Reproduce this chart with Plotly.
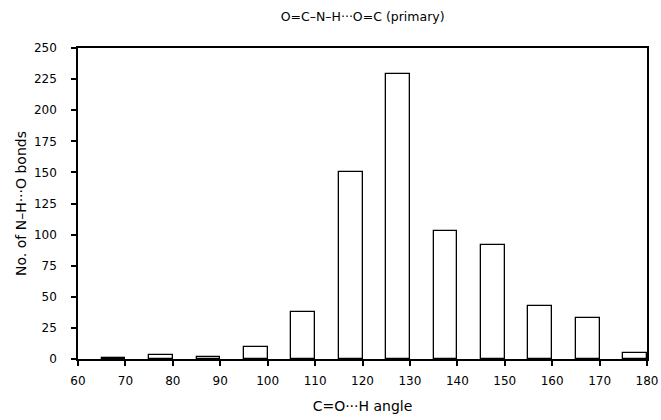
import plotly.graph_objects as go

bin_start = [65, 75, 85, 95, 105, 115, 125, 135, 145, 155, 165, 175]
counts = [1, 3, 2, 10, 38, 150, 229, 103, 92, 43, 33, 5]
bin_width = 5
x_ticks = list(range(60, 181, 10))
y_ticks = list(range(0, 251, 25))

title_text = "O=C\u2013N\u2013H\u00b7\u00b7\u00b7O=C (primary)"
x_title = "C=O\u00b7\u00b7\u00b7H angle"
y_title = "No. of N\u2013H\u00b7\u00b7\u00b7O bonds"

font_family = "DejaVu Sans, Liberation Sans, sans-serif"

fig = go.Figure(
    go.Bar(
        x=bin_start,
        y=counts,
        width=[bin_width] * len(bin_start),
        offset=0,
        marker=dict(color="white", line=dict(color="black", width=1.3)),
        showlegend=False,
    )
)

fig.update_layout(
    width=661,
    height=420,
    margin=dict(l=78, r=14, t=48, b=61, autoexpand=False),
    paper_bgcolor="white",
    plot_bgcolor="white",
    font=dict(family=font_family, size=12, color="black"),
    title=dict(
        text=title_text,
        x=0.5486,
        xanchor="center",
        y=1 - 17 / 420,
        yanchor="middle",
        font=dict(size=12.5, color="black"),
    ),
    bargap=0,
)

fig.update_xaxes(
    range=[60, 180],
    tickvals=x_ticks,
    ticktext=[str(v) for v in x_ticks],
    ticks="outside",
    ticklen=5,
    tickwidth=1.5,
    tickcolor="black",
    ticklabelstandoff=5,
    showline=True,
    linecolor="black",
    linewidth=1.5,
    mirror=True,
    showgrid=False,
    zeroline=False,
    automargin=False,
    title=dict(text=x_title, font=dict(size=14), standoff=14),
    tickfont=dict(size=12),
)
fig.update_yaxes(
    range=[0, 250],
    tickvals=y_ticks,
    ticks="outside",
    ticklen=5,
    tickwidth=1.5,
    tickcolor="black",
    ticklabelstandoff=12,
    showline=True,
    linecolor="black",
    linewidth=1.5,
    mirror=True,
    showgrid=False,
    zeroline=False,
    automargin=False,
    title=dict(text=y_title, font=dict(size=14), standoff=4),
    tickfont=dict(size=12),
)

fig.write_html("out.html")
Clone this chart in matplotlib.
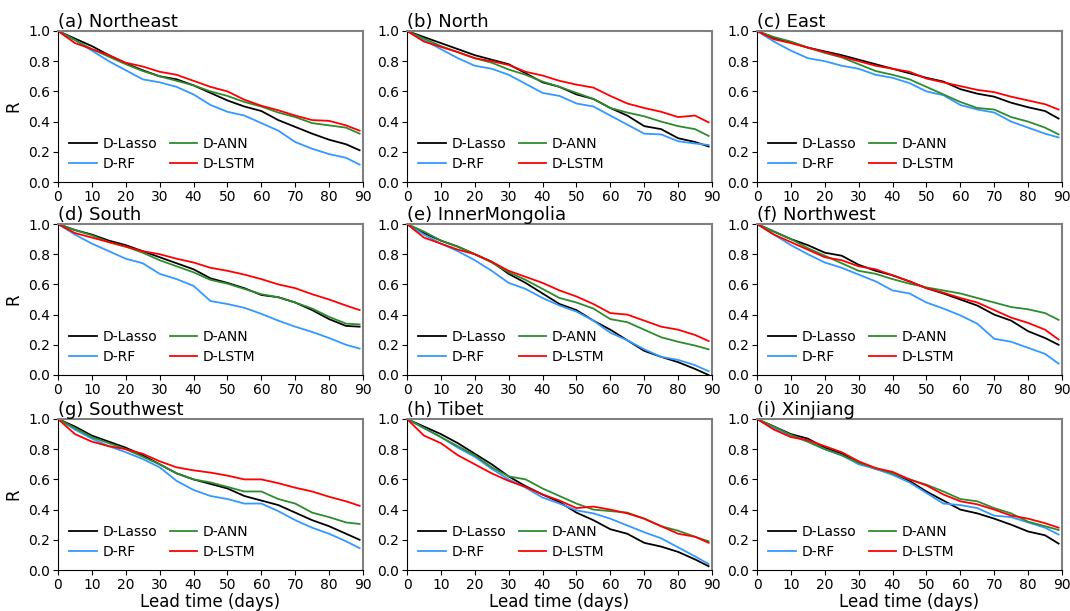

**Task directions:** Where a line holds the string "this", copy that line.

**Correct result:**
Reproduce this chart with Plotly.
Clone this chart in matplotlib.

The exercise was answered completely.